§ Short exercise
Transcribe each entry below exactly. Pictures do not go in the copy.

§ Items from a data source
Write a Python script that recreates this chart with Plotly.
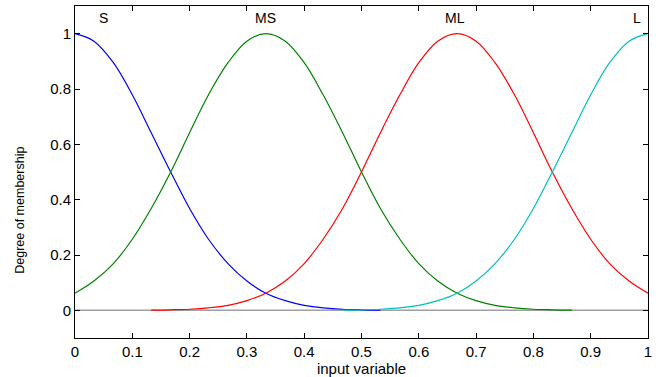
import plotly.graph_objects as go

x_vals = [0, 0.033, 0.067, 0.1, 0.133, 0.167, 0.2, 0.233, 0.267, 0.3,
          0.333, 0.367, 0.4, 0.433, 0.467, 0.5, 0.533, 0.567, 0.6, 0.633,
          0.667, 0.7, 0.733, 0.767, 0.8, 0.833, 0.867, 0.9, 0.933, 0.967, 1.0]

mf_S = [1.0, 0.973, 0.895, 0.779, 0.642, 0.5, 0.368, 0.257, 0.169, 0.106,
        0.062, 0.035, 0.018, 0.009, 0.004, 0.002, 0.001, None, None, None,
        None, None, None, None, None, None, None, None, None, None, None]
mf_MS = [0.062, 0.106, 0.169, 0.257, 0.368, 0.5, 0.642, 0.779, 0.895, 0.973,
         1.0, 0.973, 0.895, 0.779, 0.642, 0.5, 0.368, 0.257, 0.169, 0.106,
         0.062, 0.035, 0.018, 0.009, 0.004, 0.002, 0.001, None, None, None, None]
mf_ML = [None, None, None, None, 0.001, 0.002, 0.004, 0.009, 0.018, 0.035,
         0.062, 0.106, 0.169, 0.257, 0.368, 0.5, 0.642, 0.779, 0.895, 0.973,
         1.0, 0.973, 0.895, 0.779, 0.642, 0.5, 0.368, 0.257, 0.169, 0.106, 0.062]
mf_L = [None, None, None, None, None, None, None, None, None, None,
        None, None, None, None, 0.001, 0.002, 0.004, 0.009, 0.018, 0.035,
        0.062, 0.106, 0.169, 0.257, 0.368, 0.5, 0.642, 0.779, 0.895, 0.973, 1.0]

mf_names = ["S", "MS", "ML", "L"]
mf_colors = ["#0000ff", "#008000", "#ff0000", "#00bfbf"]
label_x = [0.05, 0.333, 0.663, 0.98]
label_y = 1.055

x_ticks = [0, 0.1, 0.2, 0.3, 0.4, 0.5, 0.6, 0.7, 0.8, 0.9, 1]
x_ticktext = ["0", "0.1", "0.2", "0.3", "0.4", "0.5", "0.6", "0.7", "0.8", "0.9", "1"]
y_ticks = [0, 0.2, 0.4, 0.6, 0.8, 1]
y_ticktext = ["0", "0.2", "0.4", "0.6", "0.8", "1"]

FONT = "Liberation Sans, Arial"

fig = go.Figure()
fig.add_trace(go.Scatter(x=[0, 1], y=[0, 0], mode="lines",
                         line=dict(color="#a0a0a0", width=1.5), showlegend=False, hoverinfo="skip"))
for name, vals, col in zip(mf_names, [mf_S, mf_MS, mf_ML, mf_L], mf_colors):
    fig.add_trace(go.Scatter(x=x_vals, y=vals, mode="lines", name=name,
                             line=dict(color=col, width=1.2, shape="spline", smoothing=1.0),
                             connectgaps=False, showlegend=False))

for name, lx in zip(mf_names, label_x):
    fig.add_annotation(x=lx, y=label_y, text=name, showarrow=False,
                       font=dict(family=FONT, size=14, color="black"))

# y-axis title placed as rotated text (matches reference position)
fig.add_annotation(xref="paper", yref="paper", x=-0.095, y=0.385, text="Degree of membership",
                   textangle=-90, showarrow=False, xanchor="center", yanchor="middle",
                   font=dict(family=FONT, size=12.5, color="black"))

axis_common = dict(showline=True, linecolor="black", linewidth=1, mirror="allticks",
                   ticks="inside", ticklen=5, tickcolor="black", showgrid=False, zeroline=False,
                   tickfont=dict(family=FONT, size=15, color="black"))

fig.update_xaxes(range=[0, 1], tickvals=x_ticks, ticktext=x_ticktext,
                 title=dict(text="input variable", standoff=1,
                            font=dict(family=FONT, size=15, color="black")),
                 **axis_common)
fig.update_yaxes(range=[-0.1, 1.1], tickvals=y_ticks, ticktext=y_ticktext, **axis_common)

fig.update_layout(width=659, height=377, margin=dict(l=75, r=11, t=5, b=36),
                  plot_bgcolor="white", paper_bgcolor="white")

fig.write_html("out.html")
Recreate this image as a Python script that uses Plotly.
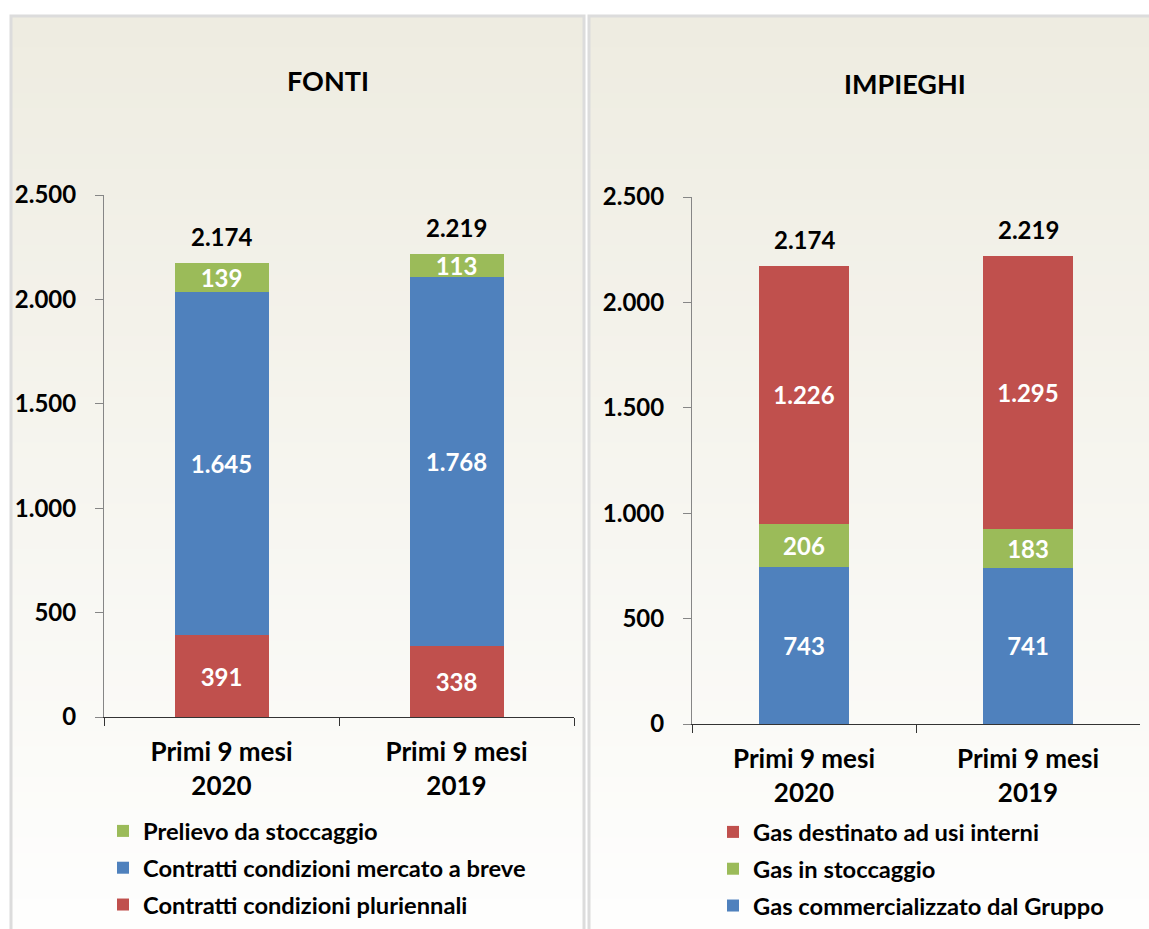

§ Written answer
Write a Python script that recreates this chart with Plotly.
import plotly.graph_objects as go

x_vals = [0, 0.033, 0.067, 0.1, 0.133, 0.167, 0.2, 0.233, 0.267, 0.3,
          0.333, 0.367, 0.4, 0.433, 0.467, 0.5, 0.533, 0.567, 0.6, 0.633,
          0.667, 0.7, 0.733, 0.767, 0.8, 0.833, 0.867, 0.9, 0.933, 0.967, 1.0]

mf_S = [1.0, 0.973, 0.895, 0.779, 0.642, 0.5, 0.368, 0.257, 0.169, 0.106,
        0.062, 0.035, 0.018, 0.009, 0.004, 0.002, 0.001, None, None, None,
        None, None, None, None, None, None, None, None, None, None, None]
mf_MS = [0.062, 0.106, 0.169, 0.257, 0.368, 0.5, 0.642, 0.779, 0.895, 0.973,
         1.0, 0.973, 0.895, 0.779, 0.642, 0.5, 0.368, 0.257, 0.169, 0.106,
         0.062, 0.035, 0.018, 0.009, 0.004, 0.002, 0.001, None, None, None, None]
mf_ML = [None, None, None, None, 0.001, 0.002, 0.004, 0.009, 0.018, 0.035,
         0.062, 0.106, 0.169, 0.257, 0.368, 0.5, 0.642, 0.779, 0.895, 0.973,
         1.0, 0.973, 0.895, 0.779, 0.642, 0.5, 0.368, 0.257, 0.169, 0.106, 0.062]
mf_L = [None, None, None, None, None, None, None, None, None, None,
        None, None, None, None, 0.001, 0.002, 0.004, 0.009, 0.018, 0.035,
        0.062, 0.106, 0.169, 0.257, 0.368, 0.5, 0.642, 0.779, 0.895, 0.973, 1.0]

mf_names = ["S", "MS", "ML", "L"]
mf_colors = ["#0000ff", "#008000", "#ff0000", "#00bfbf"]
label_x = [0.05, 0.333, 0.663, 0.98]
label_y = 1.055

x_ticks = [0, 0.1, 0.2, 0.3, 0.4, 0.5, 0.6, 0.7, 0.8, 0.9, 1]
x_ticktext = ["0", "0.1", "0.2", "0.3", "0.4", "0.5", "0.6", "0.7", "0.8", "0.9", "1"]
y_ticks = [0, 0.2, 0.4, 0.6, 0.8, 1]
y_ticktext = ["0", "0.2", "0.4", "0.6", "0.8", "1"]

FONT = "Liberation Sans, Arial"

fig = go.Figure()
fig.add_trace(go.Scatter(x=[0, 1], y=[0, 0], mode="lines",
                         line=dict(color="#a0a0a0", width=1.5), showlegend=False, hoverinfo="skip"))
for name, vals, col in zip(mf_names, [mf_S, mf_MS, mf_ML, mf_L], mf_colors):
    fig.add_trace(go.Scatter(x=x_vals, y=vals, mode="lines", name=name,
                             line=dict(color=col, width=1.2, shape="spline", smoothing=1.0),
                             connectgaps=False, showlegend=False))

for name, lx in zip(mf_names, label_x):
    fig.add_annotation(x=lx, y=label_y, text=name, showarrow=False,
                       font=dict(family=FONT, size=14, color="black"))

# y-axis title placed as rotated text (matches reference position)
fig.add_annotation(xref="paper", yref="paper", x=-0.095, y=0.385, text="Degree of membership",
                   textangle=-90, showarrow=False, xanchor="center", yanchor="middle",
                   font=dict(family=FONT, size=12.5, color="black"))

axis_common = dict(showline=True, linecolor="black", linewidth=1, mirror="allticks",
                   ticks="inside", ticklen=5, tickcolor="black", showgrid=False, zeroline=False,
                   tickfont=dict(family=FONT, size=15, color="black"))

fig.update_xaxes(range=[0, 1], tickvals=x_ticks, ticktext=x_ticktext,
                 title=dict(text="input variable", standoff=1,
                            font=dict(family=FONT, size=15, color="black")),
                 **axis_common)
fig.update_yaxes(range=[-0.1, 1.1], tickvals=y_ticks, ticktext=y_ticktext, **axis_common)

fig.update_layout(width=659, height=377, margin=dict(l=75, r=11, t=5, b=36),
                  plot_bgcolor="white", paper_bgcolor="white")

fig.write_html("out.html")
Recreate this image as a Python script that uses Plotly.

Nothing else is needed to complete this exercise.